LA cancellazione di più di metà dei trasferimenti previsti per le Olimpiadi di Torino nel 2006 non è certo l’ultima delle sorprese che ci riserverà questa Finanziaria. E’ piena di taglietti e piccoli trasferimenti, che si scoprono solo ad una attenta lettura, man mano che vengono rese pubbliche le (colpevolmente tardive) tabelle riassuntive. La filosofia dei piccoli interventi rischia di prestare il fianco agli assalti alla diligenza, che sono tipicamente una costellazione di richieste di stanziamenti ciascuno di importo limitato.

Questa Finanziaria passerà alla storia anche come la prima a geometrie variabili: nessuno sa esattamente di quanto sia. Se la manovra sulla carta è di 22 miliardi, i 3 miliardi richiesti dal piano di Lisbona predisposto dal ministro La Malfa, sono condizionati ai risultati della campagna di dismissioni immobiliari.
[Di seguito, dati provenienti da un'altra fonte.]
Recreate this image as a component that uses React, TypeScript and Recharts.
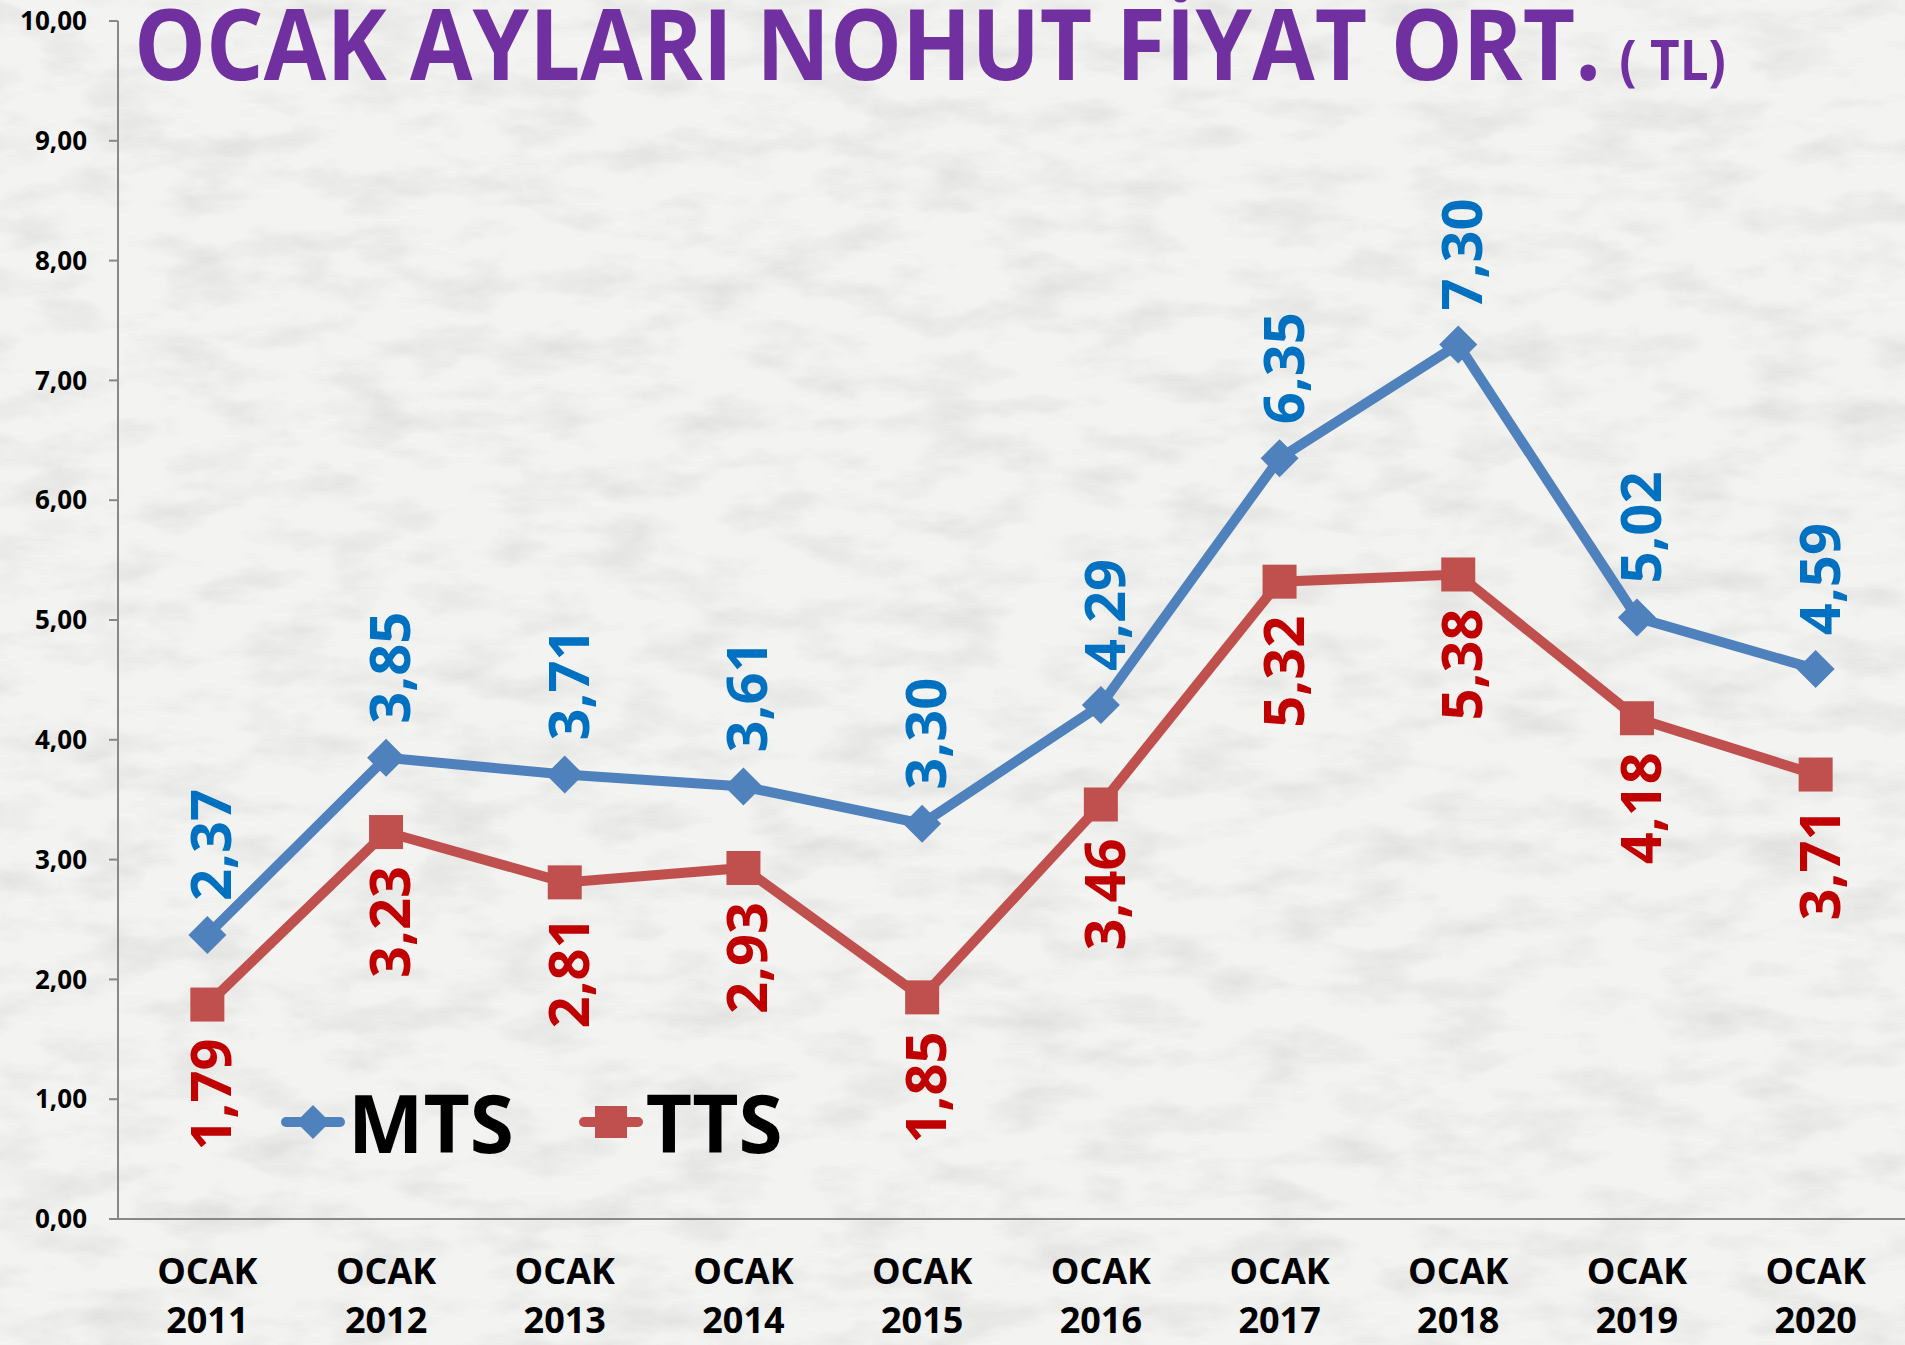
import { LineChart, Line, XAxis, YAxis, Legend } from 'recharts'

const years = ['2011', '2012', '2013', '2014', '2015', '2016', '2017', '2018', '2019', '2020']
const mtsValues = [2.37, 3.85, 3.71, 3.61, 3.3, 4.29, 6.35, 7.3, 5.02, 4.59]
const ttsValues = [1.79, 3.23, 2.81, 2.93, 1.85, 3.46, 5.32, 5.38, 4.18, 3.71]
const yTicks = [0, 1, 2, 3, 4, 5, 6, 7, 8, 9, 10]
const xCenters = years.map((_, i) => i + 1)
const xBounds = [...years.map((_, i) => i + 0.5), years.length + 0.5]

const data = years.map((year, i) => ({
  x: i + 1,
  year,
  mts: mtsValues[i],
  tts: ttsValues[i],
}))

const FONT = '"Open Sans", "DejaVu Sans", sans-serif'
const BLUE = '#4F81BD'
const RED = '#C0504D'
const BLUE_TEXT = '#0070C0'
const RED_TEXT = '#C00000'
const AXIS = '#888888'

const fmt = (v: number) => v.toFixed(2).replace('.', ',')

// note: "size" instead of "r", recharts passes its own r to cloned dots
function Diamond({ cx, cy, size = 19 }: { cx?: number; cy?: number; size?: number }) {
  if (cx == null || cy == null) return null
  const s = size
  return (
    <polygon
      points={`${cx},${cy - s} ${cx + s},${cy} ${cx},${cy + s} ${cx - s},${cy}`}
      fill={BLUE}
    />
  )
}

function Square({ cx, cy, size = 17 }: { cx?: number; cy?: number; size?: number }) {
  if (cx == null || cy == null) return null
  return <rect x={cx - size} y={cy - size} width={size * 2} height={size * 2} fill={RED} />
}

const mtsLabel = (props: any) => {
  const { x, y, value } = props
  const ay = y - 34
  return (
    <text
      x={x + 2}
      y={ay}
      transform={`rotate(-90 ${x + 2} ${ay})`}
      textAnchor="start"
      dominantBaseline="central"
      fill={BLUE_TEXT}
      fontSize={56}
      fontWeight={700}
      fontFamily={FONT}
    >
      {fmt(value)}
    </text>
  )
}

const ttsLabel = (props: any) => {
  const { x, y, value } = props
  const ay = y + 34
  return (
    <text
      x={x + 2}
      y={ay}
      transform={`rotate(-90 ${x + 2} ${ay})`}
      textAnchor="end"
      dominantBaseline="central"
      fill={RED_TEXT}
      fontSize={56}
      fontWeight={700}
      fontFamily={FONT}
    >
      {fmt(value)}
    </text>
  )
}

const XTick = (props: any) => {
  const { x, y, payload } = props
  const year = years[payload.value - 1]
  return (
    <text textAnchor="middle" fill="#000" fontSize={36} fontWeight={700} fontFamily={FONT}>
      <tspan x={x} y={y + 65}>OCAK</tspan>
      <tspan x={x} y={y + 114}>{year}</tspan>
    </text>
  )
}

const LegendItem = ({ label, kind }: { label: string; kind: 'mts' | 'tts' }) => (
  <div style={{ display: 'flex', alignItems: 'center' }}>
    <svg width={66} height={44}>
      <line
        x1={6}
        y1={22}
        x2={60}
        y2={22}
        stroke={kind === 'mts' ? BLUE : RED}
        strokeWidth={10}
        strokeLinecap="round"
      />
      {kind === 'mts' ? <Diamond cx={33} cy={22} size={17} /> : <Square cx={33} cy={22} size={16} />}
    </svg>
    <span style={{ fontSize: 80, fontWeight: 700, lineHeight: 1, color: '#000', marginLeft: 2 }}>
      {label}
    </span>
  </div>
)

const renderLegend = () => (
  <div style={{ display: 'flex', alignItems: 'center', gap: 64, fontFamily: FONT }}>
    <LegendItem label="MTS" kind="mts" />
    <LegendItem label="TTS" kind="tts" />
  </div>
)

export default function App() {
  return (
    <div
      style={{
        position: 'absolute',
        top: 0,
        left: 0,
        width: 1905,
        height: 1345,
        background: '#efefed',
        overflow: 'hidden',
      }}
    >
      <svg width={1905} height={1345} style={{ position: 'absolute', top: 0, left: 0 }}>
        <defs>
          <filter id="marble">
            <feTurbulence type="fractalNoise" baseFrequency="0.012 0.03" numOctaves={5} seed={7} />
            <feColorMatrix
              type="matrix"
              values="0 0 0 0 0.5  0 0 0 0 0.5  0 0 0 0 0.49  0 0 0 -2.2 1.25"
            />
          </filter>
        </defs>
        <rect width={1905} height={1345} fill="#f3f3f1" />
        <rect width={1905} height={1345} filter="url(#marble)" opacity={0.3} />
      </svg>

      <div style={{ position: 'absolute', top: 0, left: 0 }}>
        <LineChart width={1905} height={1345} data={data} margin={{ top: 21, right: 0, bottom: 0, left: 0 }}>
          <XAxis
            xAxisId="bounds"
            dataKey="x"
            type="number"
            domain={[0.5, 10.5]}
            ticks={xBounds}
            tick={() => <g />}
            tickLine={{ stroke: AXIS, strokeWidth: 2 }}
            tickSize={9}
            axisLine={false}
            height={0}
          />
          <XAxis
            xAxisId="main"
            dataKey="x"
            type="number"
            domain={[0.5, 10.5]}
            ticks={xCenters}
            interval={0}
            tick={<XTick />}
            tickLine={false}
            tickSize={0}
            tickMargin={0}
            axisLine={{ stroke: AXIS, strokeWidth: 2 }}
            height={126}
          />
          <YAxis
            domain={[0, 10]}
            ticks={yTicks}
            interval={0}
            tickFormatter={fmt}
            width={118}
            tick={{ fill: '#000', fontSize: 26, fontWeight: 700, fontFamily: FONT }}
            tickLine={{ stroke: AXIS, strokeWidth: 2 }}
            tickSize={9}
            tickMargin={22}
            axisLine={{ stroke: AXIS, strokeWidth: 2 }}
          />
          <Legend
            layout="horizontal"
            verticalAlign="middle"
            align="center"
            content={renderLegend}
            wrapperStyle={{ left: 280, top: 1082, width: 'auto' }}
          />
          <Line
            xAxisId="main"
            dataKey="mts"
            name="MTS"
            stroke={BLUE}
            strokeWidth={10}
            dot={<Diamond />}
            activeDot={false}
            label={mtsLabel}
            isAnimationActive={false}
          />
          <Line
            xAxisId="main"
            dataKey="tts"
            name="TTS"
            stroke={RED}
            strokeWidth={10}
            dot={<Square />}
            activeDot={false}
            label={ttsLabel}
            isAnimationActive={false}
          />
        </LineChart>
      </div>

      {/* title: one text element so the small "( TL)" part sits right after the big one */}
      <svg width={1905} height={130} style={{ position: 'absolute', top: 0, left: 0 }}>
        <text
          x={134}
          y={80}
          fontWeight={700}
          fontFamily={FONT}
          fill="#7030A0"
          textLength={1592}
          lengthAdjust="spacingAndGlyphs"
        >
          <tspan fontSize={99}>OCAK AYLARI NOHUT FİYAT ORT.</tspan>
          <tspan fontSize={56} dx={20}>( TL)</tspan>
        </text>
      </svg>
    </div>
  )
}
Ma non è chiaro se per sbloccarli basterà raggiungere gli obiettivi già incorporati nello scenario a bocce ferme (6 miliardi di dismissioni) oppure anche gli ulteriori 3 miliardi previsti (in modo del tutto irrealistico) da questa Finanziaria per il 2006. Per non parlare delle componenti di spesa derogabili, cui ha accennato Tremonti nella sua audizione al Senato. Nessuno, forse nemmeno lo stesso Tremonti, sembra sapere quali siano.


Non che precedenti Finanziarie fossero molto più intellegibili. Ma questa genera un’eclissi pressoché totale sulla politica economica di fine legislatura in un momento in cui molti occhi guardano con forte preoccupazione allo stato dei nostri conti pubblici. La Finanziaria sembra comunque destinata a lasciare in eredità alla prossima legislatura un disavanzo non inferiore al 5 per cento del Pil. Perché le previsioni del governo sugli scenari a bocce ferme non sono aggiornati, perché troppe coperture appaiono irrealistiche e perché diverse componenti della manovra trasferiscono oneri sugli esercizi futuri.

Per rispettare gli impegni presi con Bruxelles (2,7% di indebitamento nel 2007), il governo che uscirà dalle elezioni di primavera dovrà allora varare una Finanziaria che riduca il disavanzo di circa 2 punti e mezzo di Pil. Una manovra non lontana da quelle dei primi Anni 90. Come in quella occasione, il governo dovrà per forza di cose intervenire sulla spesa corrente, toccando capitoli delicati quali pensioni, sanità e pubblico impiego.


E’ un compito difficile, ma non impossibile. A condizione che all’eredità di conti pubblici disastrati, non si aggiunga anche quella di un sistema elettorale proporzionale, pur corretto con premio di maggioranza. Se il Parlamento dovesse approvare la proposta di riforma della legge elettorale proposta dalla Casa delle Libertà, sarà praticamente impossibile riuscire a trovare un accordo nella nuova maggioranza su come e dove tagliare la spesa.

Il fatto è che un sistema proporzionale accentua la competizione all’interno della coalizione, dunque rende più difficili accordi su scelte politicamente difficili perché è troppo forte l’incentivo a dissociarsi da queste scelte per strappare voti ai «propri alleati». Inoltre, un caffè proporzionale, pur corretto con premio di maggioranza attribuisce maggiore potere contrattuale ai piccoli partiti, che si fanno portatori di interessi specifici.

Diventa infatti maggiormente credibile la loro minaccia di abbandonare la coalizione facendo perdere a questa il premio di maggioranza. Infine rende anche possibili riedizioni di quelle coalizioni di centro che hanno sapientemente edificato la montagna di debito pubblico del nostro Paese. E’ di questi moderati che molti sembrano in questi giorni avere tanta nostalgia?